[Data listing]:
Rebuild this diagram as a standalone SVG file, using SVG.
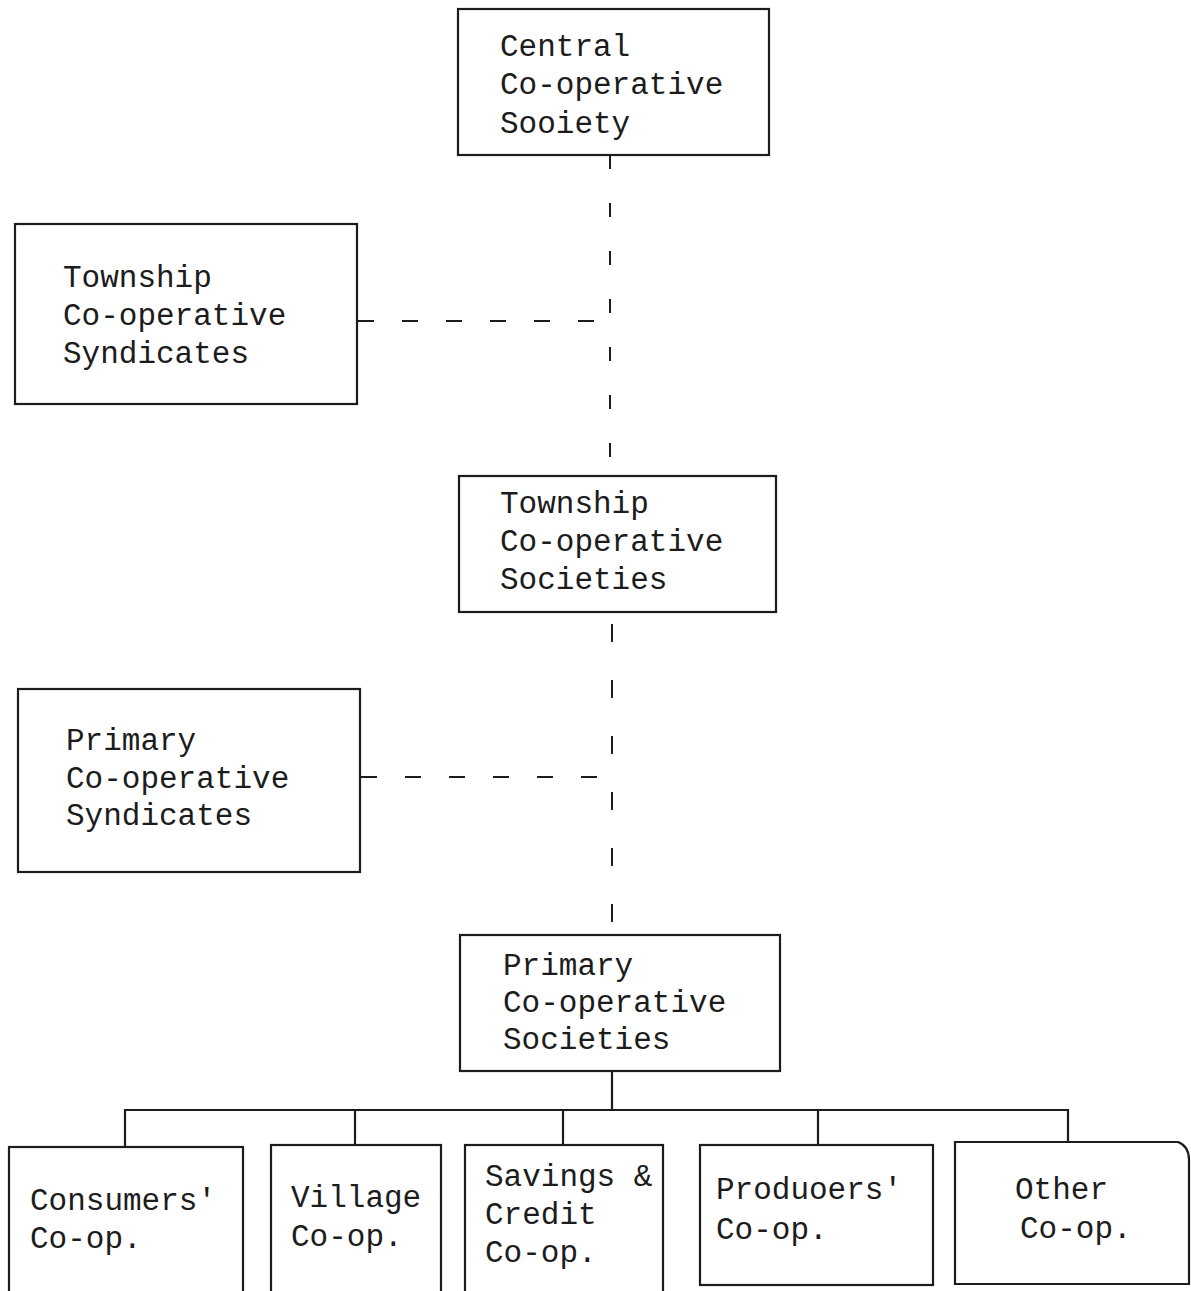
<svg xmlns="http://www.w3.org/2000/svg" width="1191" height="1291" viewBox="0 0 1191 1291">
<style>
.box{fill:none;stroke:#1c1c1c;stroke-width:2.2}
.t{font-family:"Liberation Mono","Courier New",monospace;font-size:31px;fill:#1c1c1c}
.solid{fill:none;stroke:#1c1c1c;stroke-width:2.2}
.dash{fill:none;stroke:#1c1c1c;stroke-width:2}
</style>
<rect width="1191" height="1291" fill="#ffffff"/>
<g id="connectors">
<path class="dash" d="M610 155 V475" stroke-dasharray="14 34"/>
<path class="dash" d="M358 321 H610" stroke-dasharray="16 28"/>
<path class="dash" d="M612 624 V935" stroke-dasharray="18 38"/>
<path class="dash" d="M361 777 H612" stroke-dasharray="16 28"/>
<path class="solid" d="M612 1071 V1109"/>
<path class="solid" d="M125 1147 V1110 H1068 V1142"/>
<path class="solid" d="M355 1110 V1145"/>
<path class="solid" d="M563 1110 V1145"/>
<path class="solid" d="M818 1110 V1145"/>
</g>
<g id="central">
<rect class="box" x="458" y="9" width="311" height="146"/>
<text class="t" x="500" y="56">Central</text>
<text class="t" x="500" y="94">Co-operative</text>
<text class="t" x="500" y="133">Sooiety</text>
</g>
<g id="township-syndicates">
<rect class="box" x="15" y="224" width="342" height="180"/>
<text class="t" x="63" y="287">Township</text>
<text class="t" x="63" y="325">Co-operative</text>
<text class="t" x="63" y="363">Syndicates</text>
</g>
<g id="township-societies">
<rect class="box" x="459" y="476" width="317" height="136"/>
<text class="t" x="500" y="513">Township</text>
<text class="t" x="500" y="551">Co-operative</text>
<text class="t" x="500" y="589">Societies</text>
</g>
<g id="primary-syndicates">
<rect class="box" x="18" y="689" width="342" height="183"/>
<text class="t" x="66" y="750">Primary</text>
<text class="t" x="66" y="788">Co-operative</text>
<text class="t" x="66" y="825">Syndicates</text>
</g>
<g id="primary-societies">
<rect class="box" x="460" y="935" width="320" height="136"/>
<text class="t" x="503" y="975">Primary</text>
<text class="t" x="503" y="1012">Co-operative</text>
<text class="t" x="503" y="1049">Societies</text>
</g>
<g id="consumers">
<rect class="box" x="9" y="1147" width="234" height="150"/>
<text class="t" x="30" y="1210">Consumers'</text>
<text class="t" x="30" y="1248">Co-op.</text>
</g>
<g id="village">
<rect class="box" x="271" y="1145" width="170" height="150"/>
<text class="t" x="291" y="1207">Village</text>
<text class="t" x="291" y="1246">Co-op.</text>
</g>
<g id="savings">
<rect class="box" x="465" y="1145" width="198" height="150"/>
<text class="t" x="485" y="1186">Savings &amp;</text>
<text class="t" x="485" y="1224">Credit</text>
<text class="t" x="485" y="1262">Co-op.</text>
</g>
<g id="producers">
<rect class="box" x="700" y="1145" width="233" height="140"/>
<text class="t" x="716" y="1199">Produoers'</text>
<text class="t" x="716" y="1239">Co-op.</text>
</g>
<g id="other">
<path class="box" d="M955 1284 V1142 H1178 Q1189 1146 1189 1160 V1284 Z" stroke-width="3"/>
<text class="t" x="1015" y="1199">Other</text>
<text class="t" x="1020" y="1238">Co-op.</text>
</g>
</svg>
--
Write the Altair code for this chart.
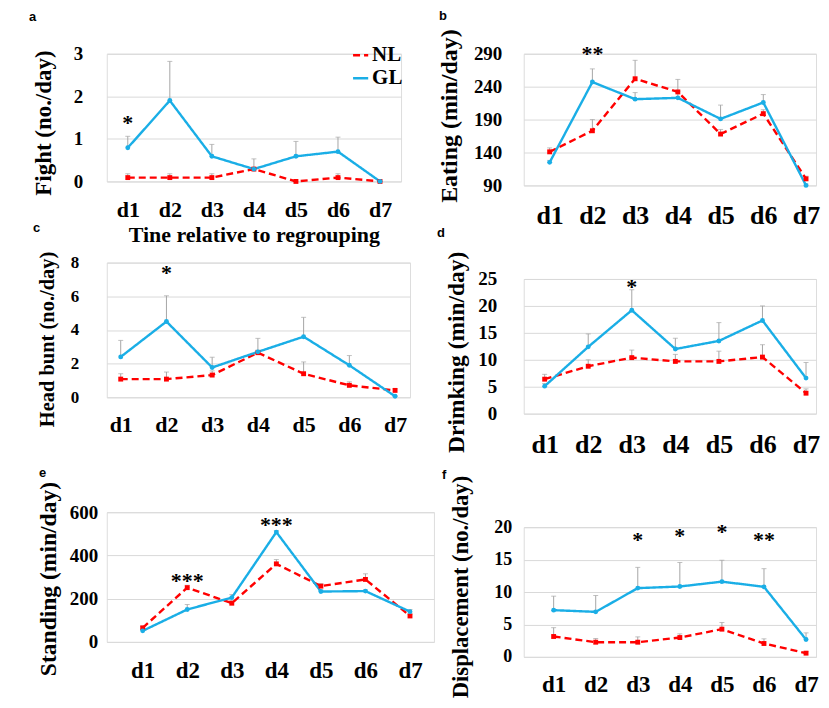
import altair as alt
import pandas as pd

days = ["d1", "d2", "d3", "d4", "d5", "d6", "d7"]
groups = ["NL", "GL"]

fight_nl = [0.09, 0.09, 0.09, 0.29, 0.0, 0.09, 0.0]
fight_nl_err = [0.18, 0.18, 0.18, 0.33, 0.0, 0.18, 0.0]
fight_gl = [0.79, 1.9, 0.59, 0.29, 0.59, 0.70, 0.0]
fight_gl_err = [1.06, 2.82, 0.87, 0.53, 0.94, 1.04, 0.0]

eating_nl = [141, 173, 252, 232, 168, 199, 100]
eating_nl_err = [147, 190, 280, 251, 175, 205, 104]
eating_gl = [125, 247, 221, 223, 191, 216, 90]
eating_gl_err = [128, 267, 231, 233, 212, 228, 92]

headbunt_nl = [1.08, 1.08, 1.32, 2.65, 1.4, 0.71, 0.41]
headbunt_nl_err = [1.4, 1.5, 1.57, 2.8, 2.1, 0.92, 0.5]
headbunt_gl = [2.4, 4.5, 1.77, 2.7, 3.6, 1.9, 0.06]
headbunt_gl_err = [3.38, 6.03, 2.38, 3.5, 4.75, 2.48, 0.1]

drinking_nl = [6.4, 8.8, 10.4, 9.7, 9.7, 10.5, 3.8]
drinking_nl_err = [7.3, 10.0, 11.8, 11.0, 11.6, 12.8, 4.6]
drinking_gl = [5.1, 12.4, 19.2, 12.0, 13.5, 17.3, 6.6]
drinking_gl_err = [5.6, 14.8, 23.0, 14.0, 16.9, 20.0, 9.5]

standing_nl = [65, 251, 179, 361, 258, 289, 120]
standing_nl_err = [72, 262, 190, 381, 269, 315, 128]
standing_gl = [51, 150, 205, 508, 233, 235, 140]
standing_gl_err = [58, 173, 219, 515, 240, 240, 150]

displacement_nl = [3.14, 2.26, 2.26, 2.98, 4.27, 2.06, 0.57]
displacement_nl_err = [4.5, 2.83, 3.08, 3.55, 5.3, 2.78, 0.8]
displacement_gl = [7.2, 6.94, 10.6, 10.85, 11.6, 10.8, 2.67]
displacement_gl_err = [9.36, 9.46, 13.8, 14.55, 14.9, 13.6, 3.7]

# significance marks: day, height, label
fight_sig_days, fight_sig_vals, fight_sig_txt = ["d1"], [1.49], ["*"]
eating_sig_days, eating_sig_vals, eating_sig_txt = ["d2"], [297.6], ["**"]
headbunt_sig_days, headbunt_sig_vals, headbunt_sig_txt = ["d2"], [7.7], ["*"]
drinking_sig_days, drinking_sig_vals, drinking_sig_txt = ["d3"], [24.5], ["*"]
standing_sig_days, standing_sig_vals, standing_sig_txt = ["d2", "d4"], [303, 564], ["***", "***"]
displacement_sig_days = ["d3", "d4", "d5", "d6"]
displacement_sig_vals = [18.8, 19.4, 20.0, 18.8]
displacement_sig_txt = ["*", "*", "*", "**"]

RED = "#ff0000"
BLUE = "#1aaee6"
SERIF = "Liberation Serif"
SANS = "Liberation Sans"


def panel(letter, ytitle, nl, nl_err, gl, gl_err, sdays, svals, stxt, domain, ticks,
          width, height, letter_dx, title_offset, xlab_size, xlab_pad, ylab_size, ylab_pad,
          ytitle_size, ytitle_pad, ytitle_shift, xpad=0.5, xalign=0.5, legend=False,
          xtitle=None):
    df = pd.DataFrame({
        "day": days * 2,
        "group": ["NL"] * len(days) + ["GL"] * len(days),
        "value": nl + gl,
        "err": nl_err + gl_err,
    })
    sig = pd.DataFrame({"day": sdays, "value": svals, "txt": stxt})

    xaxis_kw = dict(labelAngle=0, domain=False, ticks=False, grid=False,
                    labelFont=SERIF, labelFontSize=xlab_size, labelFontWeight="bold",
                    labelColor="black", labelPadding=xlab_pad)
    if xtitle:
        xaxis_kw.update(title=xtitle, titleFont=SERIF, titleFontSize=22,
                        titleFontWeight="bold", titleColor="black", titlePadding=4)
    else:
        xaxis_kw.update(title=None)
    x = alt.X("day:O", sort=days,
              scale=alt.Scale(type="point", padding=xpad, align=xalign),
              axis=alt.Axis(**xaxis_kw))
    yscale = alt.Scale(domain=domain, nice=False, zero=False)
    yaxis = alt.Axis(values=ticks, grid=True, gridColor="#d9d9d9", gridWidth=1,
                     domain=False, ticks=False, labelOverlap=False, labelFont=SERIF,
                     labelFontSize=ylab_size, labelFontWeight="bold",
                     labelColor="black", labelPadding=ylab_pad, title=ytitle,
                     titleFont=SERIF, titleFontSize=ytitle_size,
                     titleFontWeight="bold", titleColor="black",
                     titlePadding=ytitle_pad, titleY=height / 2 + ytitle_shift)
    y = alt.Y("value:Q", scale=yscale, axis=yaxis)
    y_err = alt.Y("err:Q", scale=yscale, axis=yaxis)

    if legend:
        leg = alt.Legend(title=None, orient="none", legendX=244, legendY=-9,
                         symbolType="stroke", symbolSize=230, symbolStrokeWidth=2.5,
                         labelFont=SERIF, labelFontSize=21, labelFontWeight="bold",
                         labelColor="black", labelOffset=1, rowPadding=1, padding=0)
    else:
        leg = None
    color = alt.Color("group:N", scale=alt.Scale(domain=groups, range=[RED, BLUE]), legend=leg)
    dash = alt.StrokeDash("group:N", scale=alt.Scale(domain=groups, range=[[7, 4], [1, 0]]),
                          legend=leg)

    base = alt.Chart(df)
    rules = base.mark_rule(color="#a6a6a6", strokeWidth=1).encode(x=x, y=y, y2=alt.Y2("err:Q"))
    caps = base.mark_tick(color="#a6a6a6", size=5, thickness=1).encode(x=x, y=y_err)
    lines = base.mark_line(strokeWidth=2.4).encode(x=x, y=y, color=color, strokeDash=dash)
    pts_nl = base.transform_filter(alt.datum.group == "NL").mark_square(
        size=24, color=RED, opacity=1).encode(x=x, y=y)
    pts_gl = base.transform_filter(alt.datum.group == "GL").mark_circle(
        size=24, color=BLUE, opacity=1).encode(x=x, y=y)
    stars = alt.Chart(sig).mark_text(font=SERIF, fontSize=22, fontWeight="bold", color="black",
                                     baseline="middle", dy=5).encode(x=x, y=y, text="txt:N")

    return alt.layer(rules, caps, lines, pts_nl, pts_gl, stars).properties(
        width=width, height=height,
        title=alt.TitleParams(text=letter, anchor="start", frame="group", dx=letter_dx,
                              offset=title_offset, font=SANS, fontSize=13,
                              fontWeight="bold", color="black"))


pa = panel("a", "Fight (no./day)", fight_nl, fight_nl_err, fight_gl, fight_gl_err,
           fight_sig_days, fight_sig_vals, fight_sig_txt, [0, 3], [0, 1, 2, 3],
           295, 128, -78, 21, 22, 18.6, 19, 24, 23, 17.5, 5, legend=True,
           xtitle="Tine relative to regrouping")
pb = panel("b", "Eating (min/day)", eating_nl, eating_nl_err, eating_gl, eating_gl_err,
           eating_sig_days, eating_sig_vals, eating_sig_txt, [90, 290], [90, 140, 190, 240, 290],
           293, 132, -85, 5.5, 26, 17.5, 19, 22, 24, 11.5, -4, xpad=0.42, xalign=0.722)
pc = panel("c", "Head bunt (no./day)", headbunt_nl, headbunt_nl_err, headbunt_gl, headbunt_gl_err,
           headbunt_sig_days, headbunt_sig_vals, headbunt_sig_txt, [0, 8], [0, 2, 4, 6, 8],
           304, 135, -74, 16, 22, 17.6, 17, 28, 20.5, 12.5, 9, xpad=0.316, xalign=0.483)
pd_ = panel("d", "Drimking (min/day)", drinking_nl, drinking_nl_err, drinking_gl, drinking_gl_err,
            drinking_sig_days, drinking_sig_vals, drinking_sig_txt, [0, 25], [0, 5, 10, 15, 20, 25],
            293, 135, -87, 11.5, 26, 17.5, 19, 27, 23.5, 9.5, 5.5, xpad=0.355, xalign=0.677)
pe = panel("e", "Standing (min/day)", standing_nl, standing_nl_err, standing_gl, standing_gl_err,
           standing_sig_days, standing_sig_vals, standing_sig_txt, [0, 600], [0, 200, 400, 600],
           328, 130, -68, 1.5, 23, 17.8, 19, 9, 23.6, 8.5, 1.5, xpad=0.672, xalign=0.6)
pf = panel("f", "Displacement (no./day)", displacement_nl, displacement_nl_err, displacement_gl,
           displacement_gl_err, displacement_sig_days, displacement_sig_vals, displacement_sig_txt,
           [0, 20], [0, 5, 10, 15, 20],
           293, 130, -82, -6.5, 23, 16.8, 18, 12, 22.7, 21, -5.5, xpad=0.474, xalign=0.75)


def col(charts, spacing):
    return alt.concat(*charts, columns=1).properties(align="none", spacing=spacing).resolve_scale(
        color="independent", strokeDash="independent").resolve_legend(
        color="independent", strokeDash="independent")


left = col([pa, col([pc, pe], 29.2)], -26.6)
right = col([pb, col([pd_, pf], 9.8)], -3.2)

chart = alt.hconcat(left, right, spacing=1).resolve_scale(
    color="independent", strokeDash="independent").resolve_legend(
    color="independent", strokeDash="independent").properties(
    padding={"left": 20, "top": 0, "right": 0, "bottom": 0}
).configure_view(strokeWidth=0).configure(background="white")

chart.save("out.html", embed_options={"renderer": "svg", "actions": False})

[Your task]: Output exactly the lines from the one containing "Write the Altair code for this chart." through the one containing "fight_gl_err = [1.06, 2.82, 0.87, 0.53, 0.94, 1.04, 0.0]", both included, and nothing else; leave out any pictures.

[In response]:
Write the Altair code for this chart.
import altair as alt
import pandas as pd

days = ["d1", "d2", "d3", "d4", "d5", "d6", "d7"]
groups = ["NL", "GL"]

fight_nl = [0.09, 0.09, 0.09, 0.29, 0.0, 0.09, 0.0]
fight_nl_err = [0.18, 0.18, 0.18, 0.33, 0.0, 0.18, 0.0]
fight_gl = [0.79, 1.9, 0.59, 0.29, 0.59, 0.70, 0.0]
fight_gl_err = [1.06, 2.82, 0.87, 0.53, 0.94, 1.04, 0.0]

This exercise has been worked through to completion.